Some master teachers would be paid by their school districts to create professional development lessons and then facilitate beginning or professional teachers who want or need that PD.  Other master teachers could work one-on-one with new hires, mentoring and training them, ensuring that fewer new teachers leave the profession before they have taught for five years. 

The money to do this is already in the system.  Every year, I hear once again how our states are facing a teacher shortage.  Policy makers look for creative ways to fast-track new recruits into the classroom.  This is a false crisis.  The reality is, we have a teacher-retention problem.  Over ½ of all new teachers are out of the classroom before their fifth year.  Thinking about a teacher-recruitment crisis is like thinking about filling a bathtub that has a hole in the bottom.  Some folks are trying to get more water into that tub faster and faster.  All we really need to do is fix the leak.

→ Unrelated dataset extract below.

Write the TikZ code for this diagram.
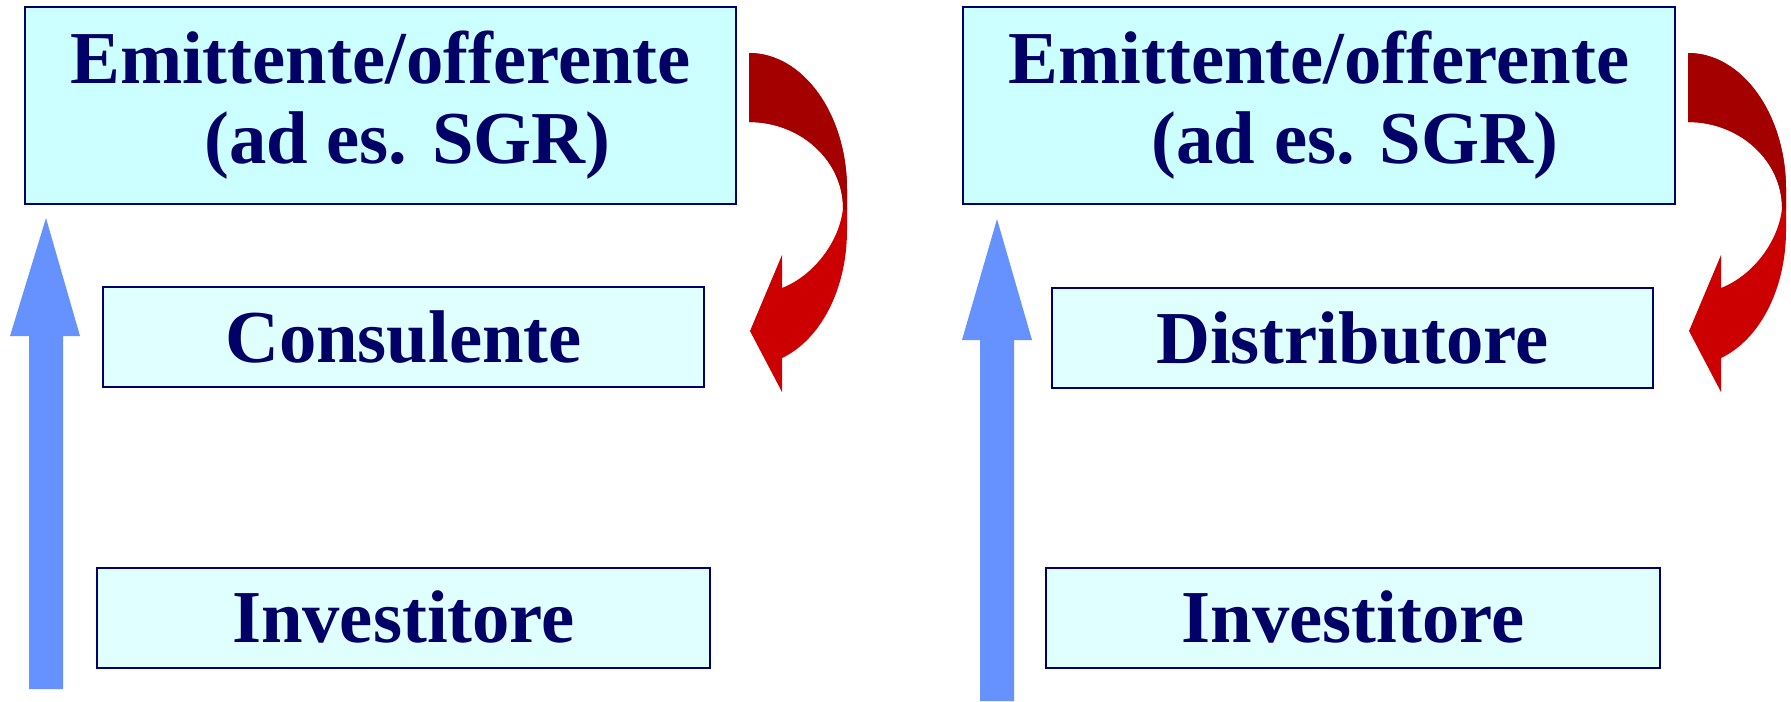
\documentclass[tikz,border=0pt]{standalone}
\usepackage{fontspec}
\setmainfont{Liberation Serif}
\definecolor{navytext}{RGB}{0,0,102}
\definecolor{navyline}{RGB}{0,0,110}
\definecolor{topfill}{RGB}{204,255,255}
\definecolor{lowfill}{RGB}{224,255,255}
\definecolor{bluearrow}{RGB}{102,146,255}
\definecolor{darkred}{RGB}{165,0,0}
\definecolor{brightred}{RGB}{204,0,0}
\tikzset{
  txt/.style={text=navytext, font=\fontsize{42.5}{45.4}\selectfont\bfseries},
  topbox/.style={draw=navyline, line width=0.04cm, fill=topfill, txt, align=center, inner sep=0pt, minimum height=3.94cm},
  lowbox/.style={draw=navyline, line width=0.04cm, fill=lowfill, txt, inner sep=0pt, text height=1.5cm, text depth=0.5cm},
}
\begin{document}
\begin{tikzpicture}[x=0.02cm, y=-0.02cm]
\useasboundingbox (0,0) rectangle (1791,701);
% left panel
\node[topbox, minimum width=14.22cm] (emL) at (380.5,105.5) {Emittente/offerente\\\hspace*{1.08cm}(ad es. SGR)};
\node[lowbox, minimum width=12.02cm] (con) at (403.5,337) {Consulente};
\node[lowbox, minimum width=12.26cm] (invL) at (403.5,617.5) {Investitore};
% right panel
\node[topbox, minimum width=14.24cm] (emR) at (1319,105.5) {Emittente/offerente\\\hspace*{1.44cm}(ad es. SGR)};
\node[lowbox, minimum width=12.02cm] (dis) at (1352.5,338) {Distributore};
\node[lowbox, minimum width=12.28cm] (invR) at (1353,617.5) {Investitore};
% blue arrows
\fill[bluearrow] (29,689) -- (29,336) -- (10,336) -- (46,218) -- (80,336) -- (63,336) -- (63,689) -- cycle;
\fill[bluearrow] (980,701) -- (980,340) -- (962,340) -- (997,219) -- (1032,340) -- (1014,340) -- (1014,701) -- cycle;
% red curved arrows
\foreach \dx/\nm in {0/L, 939/R}{
  \begin{scope}[xshift=\dx*0.02cm]
    \fill[brightred] (749,53) .. controls (803,53) and (847,114) .. (847,190)
      -- (847,230) .. controls (847,290) and (820,340) .. (782,358)
      -- (782,392) -- (750,331) -- (782,255) -- (782,288)
      .. controls (815,275) and (840,240) .. (843,208)
      .. controls (843,161) and (801,122) .. (749,122) -- cycle;
    \begin{scope}
      \clip (740,40) rectangle (860,209);
      \fill[darkred] (749,53) .. controls (803,53) and (847,114) .. (847,190)
        -- (847,230) -- (843,208)
        .. controls (843,161) and (801,122) .. (749,122) -- cycle;
    \end{scope}
  \end{scope}
}
\end{tikzpicture}
\end{document}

Huge sums of money are spent recruiting, training and placing new teachers into our schools.  That money would be better spent supporting and mentoring the new teachers who are already there. 

The personnel are already in the system.  In California, over ½ of people who are paid with educational dollars are NOT in front of children.  They are site administrators, professional development coaches, trainers, curriculum writers, managers, and policy wonks.  Many of these positions could be converted into hybrid roles.  Classroom teachers could spend a part of their day being local and state educational leaders.  Conversely, educational leaders would see their standing with teachers skyrocket if they could tell stories about their own, recent, successes and struggles in their own classrooms.

Teacher leaders.  It’s a radical idea whose time has come.